Over the past few years, I write a blog on “Saturday college game day visits.” Although later in the season, MAC schools play games during the week, and these are also considered game day visits. Now with the college football season starting, game day visits also have started.

These visits are considered – “unofficial visits.” Colleges do not pay for travel or motel rooms. The prospect and whoever accompanies him share the expenses. Of course, tickets are free. Be sure to bring a form of identification.

The player gets three free tickets to be used by hopefully – mom and dad. But not always the case. Actually have heard a lot of “war stories.” A head coach wanted to go to an Ohio State game and never told the prospect that the tickets were for the prospect and his parents. The coach took the prospect and another coach. Colleges encourage parents to come along, if possible.

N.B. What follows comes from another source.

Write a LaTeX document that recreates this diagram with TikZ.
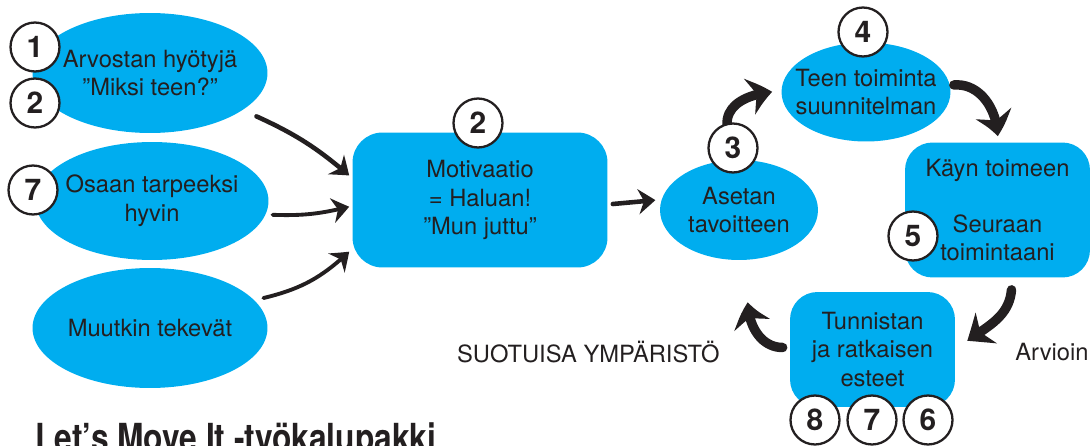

Have not been to a recruiting tent or recruiting room for awhile. This is where you check in and wait to go to the field as a group. Sometimes food is available, sometimes not. Food is not to be free. You are to buy food, but the deal is better than inside the stadium. This is where coaches take time to make a quick visit. Usually a support staff member will go over the procedure.

The only thing that is to be free is a football program. Everything else is the responsibility of the recruit and his parents, or high school coaches.

If you are a high profiled recruit, you will be annoyed by members of the internet recruiting media, as well as, sports writers. Trust me, they will know that you are there and who you are. If you stay for the complete game, more chances are the members of the football staff will talk with you. Plus, take the time to meet some of the players.

I have had high school head football coaches say to me, “He has been at three OSU games.” Or “He has been invited to an Iowa game.” Those are all good comments, but I would just not get too excited. There can be over a hundred recruits at one game. If it is a BCS school and a huge game, there will be. College coaches want to “get you on campus.”

Game day visits can be put into one word.  —   Informational.

College coaches : 1. Get to eyeball you and see how much you have grown or need to grow. 2. By talking with you they can gage your interest in their school. 3. If you have already committed, they can reinforce their relationship with you. 4. If you are a senior, they can get a feel as to whether they want to keep recruiting you. 5. If you are an underclassman, they can eyeball you and ask just a few questions. 6. Of course, if you are underclassman, they will encourage you to get to camp.

Recruits: 1. Look around and see the big picture. 2. Ask yourself if you can really play at this school. 3. Take time to meet some other recruits. 4. Watch the coaches, especially the head coach and your position coach. Get a feel how he relates to his players. 5. Do not make too much “drama” out of the whole day.

Some coaches stay out on the field after games, some go inside. That is the way it is. Most will say something to you before the game.

Before parents or the recruit get too excited about an invitation to a college game day, try to get a feel just how much initial interest is there from the college coach. Or for that matter, the recruit. Anything over a four hour drive deserves some thought. Long trip. If it involves a flight, is there an “offer” there.

Be realistic, because we are talking money. Anything under a four hour drive is workable. But if parents and a recruit just want to go just to say that they have been there. Not a problem. The trip will provide super memories.

For example, when I was a senior, I made the trip to Indiana University for a Game Day visit. Indiana played Purdue. Stood on the field. Met head coach John Pont. Met future star QB Harry Gonso. Was I good enough to play there? No, probably not. Good memory!

Get to as many Game Day Saturdays as possible. Enjoy the atmosphere. Remember – everything is about collecting information on both sides  1 – College coaches and support staff. 2 – The recruit and parents, or his coach.